Considérant que la COMMUNE DE DEUIL-LA-BARRE ne peut en tout état
de cause davantage invoquer utilement la directive 2002/30/CE du Parlement
européen et du Conseil en date du 26 mars 2002 postérieure
à l'arrêté litigieux ;
Considérant qu'il résulte de ce qui précède
que la COMMUNE DE DEUIL-LA BARRE n'est pas fondée à soutenir
que c'est à tort que, par le jugement attaqué, le tribunal
administratif de Cergy-Pontoise a annulé l'arrêté
précité du maire en date du 31 mai 2001 ;
Sur les conclusions présentées au titre de l'article L.761-1
du code de justice administrative :
Considérant qu'aux termes de l'article L.761-1 du code de justice
administrative : "Dans toutes les instances, le juge condamne la
partie tenue aux dépens ou, à défaut, la partie perdante,
à payer à l'autre partie la somme qu'il détermine,
au titre des frais exposés et non compris dans les dépens.

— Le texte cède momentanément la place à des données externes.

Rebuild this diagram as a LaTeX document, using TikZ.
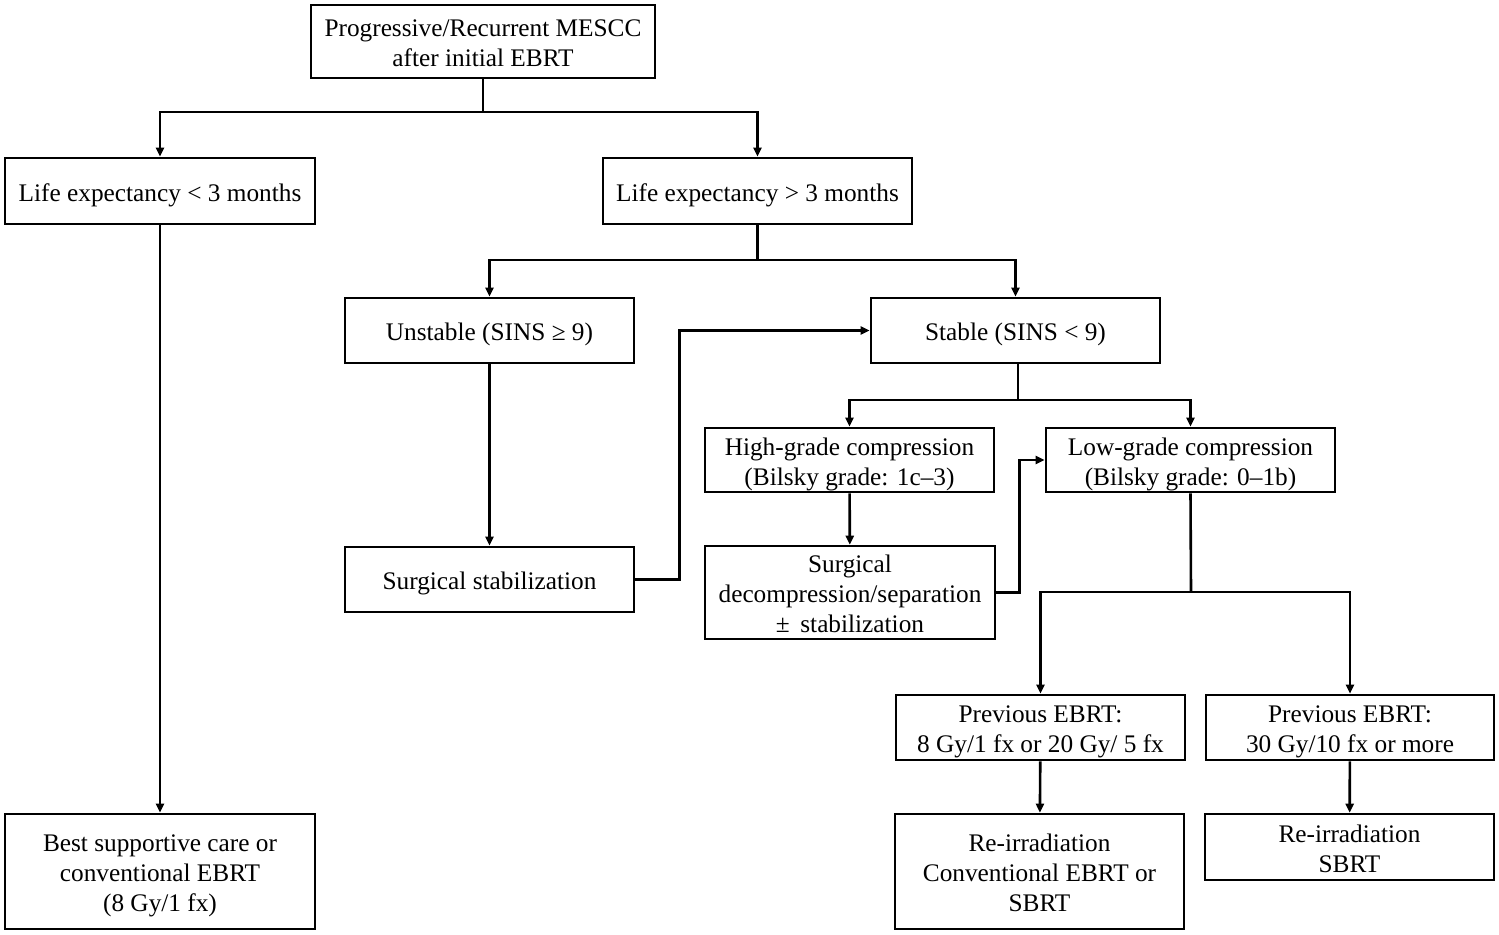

Le juge tient compte de l'équité ou de la situation économique
de la partie condamnée. Il peut, même d'office, pour des
raisons tirées des mêmes considérations, dire qu'il
n'y a pas lieu à cette condamnation" ;
Considérant que ces dispositions font obstacle à ce que
l'Etat, qui, dans la présente instance, n'est pas la partie perdante,
soit condamné à verser à la COMMUNE DE DEUIL-LA BARRE
la somme qu'elle réclame au titre des frais exposés par
elle et non compris dans les dépens ;
D E C I D E :
Article 1er : La requête de la COMMUNE DE DEUIL-LA BARRE est rejetée.